| Scenario | Workers | Base rate | Reg hrs | OT hrs | Multiplier | Grand total | Incremental OT |
|---|---|---|---|---|---|---|---|
| Small crew, short push | 5 | $28.00 | 40 | 6 | 1.5x | $9,099.79 | $420.00 |
| Night shift with premium | 8 | $35.00 | 40 | 8 | 1.5x | $40,716.16 | $2,560.00 |
| Large crew, double time weekend | 18 | $42.00 | 40 | 12 | 2x | $72,792.63 | $9,072.00 |
- Total regular hours = regular_hours × workers × periods
- Total overtime hours = overtime_hours × workers × periods
- Shift premium per hour = amount OR (percent × base_rate)
- Regular rate = base_rate + premium (if applied to regular)
- OT rate = (base_rate × multiplier) + premium
- Regular wages = total_regular_hours × regular_rate
- OT wages = total_overtime_hours × ot_rate
- Overhead % = fringe% + burden% + payroll_taxes%
- Overhead amount = (wages + optional allowances) × overhead%
- Grand total = wages + allowances + overhead_amount
- Enter your base hourly rate and crew size.
- Select the period type (day or week) and the number of periods.
- Input regular and overtime hours per worker for each period.
- Choose an overtime multiplier, then add shift premium if applicable.
- Apply fringe, burden, and payroll taxes to model fully loaded cost.
- Add allowances for meals, travel, or tools if your policy requires them.
- Click Calculate. Results appear above the form, under the header.
- Use the download selector to export a CSV or PDF summary.
Overtime can turn a tight schedule into a cost spike. This calculator converts hours into fully loaded labor spend by combining base rate, crew count, and the overtime premium. Use it when you accelerate concrete pours, extend shifts for rework, or add weekend coverage to protect milestones. The result helps you forecast burn rate, validate superintendent requests, and communicate impacts to owners and schedulers. Supports owner briefings and claims.

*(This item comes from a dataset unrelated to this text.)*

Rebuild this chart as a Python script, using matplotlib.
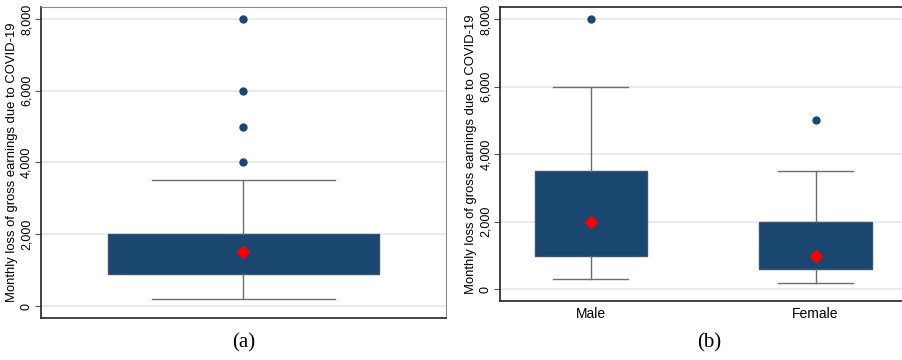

Wage cost is only the starting point. Construction overtime usually carries payroll taxes, insurance, and company burden, plus fringe packages on union or prevailing wage work. By applying separate percentages, the calculator produces a loaded hourly rate that aligns with job-cost reports. It also shows how small percentage changes compound across many workers and weeks. and aligns with monthly cost-to-complete forecasts.
Overtime multipliers reflect policy and labor law, commonly 1.5× after a threshold and 2.0× for double time. Shift differentials or night premiums add a fixed amount per overtime hour. When both apply, premium stacking can change totals, so model the exact rules used on your project. Include allowances only when they are paid per shift.
Overtime often reduces productivity and increases supervision, safety risk, and equipment wear. The calculator includes an overtime efficiency factor that inflates hours to reflect fatigue, congestion, and higher QA/QC effort. Pair this with field data or time studies so your estimate captures the real labor effort, not just timecard hours. If productivity drops, resequence work or add manpower.
Use day or week periods to compare options: add one extra hour daily versus a full Saturday shift, or extend a trade for two weeks instead of hiring additional manpower. Export the CSV or PDF to document assumptions, support change orders, and standardize approval workflows across teams. Capture who approved the premium, what scope it protects, and the date range.
1) Does the calculator show the overtime premium only?
It shows total overtime spend and the incremental premium versus regular pay for the same overtime hours. Use the premium view when comparing schedule acceleration options or negotiating who carries the added cost.
2) Which multiplier should I use for construction overtime?
Use your policy or contract rule. Many crews use 1.5× after a daily or weekly threshold, and 2.0× for double time. If rules vary by day, model each day as a separate period.
3) How do fringe, burden, and taxes affect the result?
These percentages increase the loaded hourly cost above the wage rate. Enter values that match your payroll setup and job-cost coding, including insurance and employer taxes. Separate entries make audits and change-order support easier.
4) What is the overtime efficiency factor?
It adjusts hours upward to represent reduced productivity from fatigue, congestion, and added supervision. For example, 90% efficiency means 10% more hours to produce the same output. Use field history to pick a realistic factor.
5) Can I calculate for multiple crews or trades?
Yes. Run the calculator once per crew or trade with its own rate, headcount, and hours. Combine exported CSV files in a spreadsheet to build a project-level overtime forecast.
6) What is included in allowances and premiums?
Allowances are fixed costs you pay in addition to wages, such as meals, travel, or tool stipends. Shift premium is a per-hour add-on for nights or special shifts. Enter only items your contract requires for overtime periods.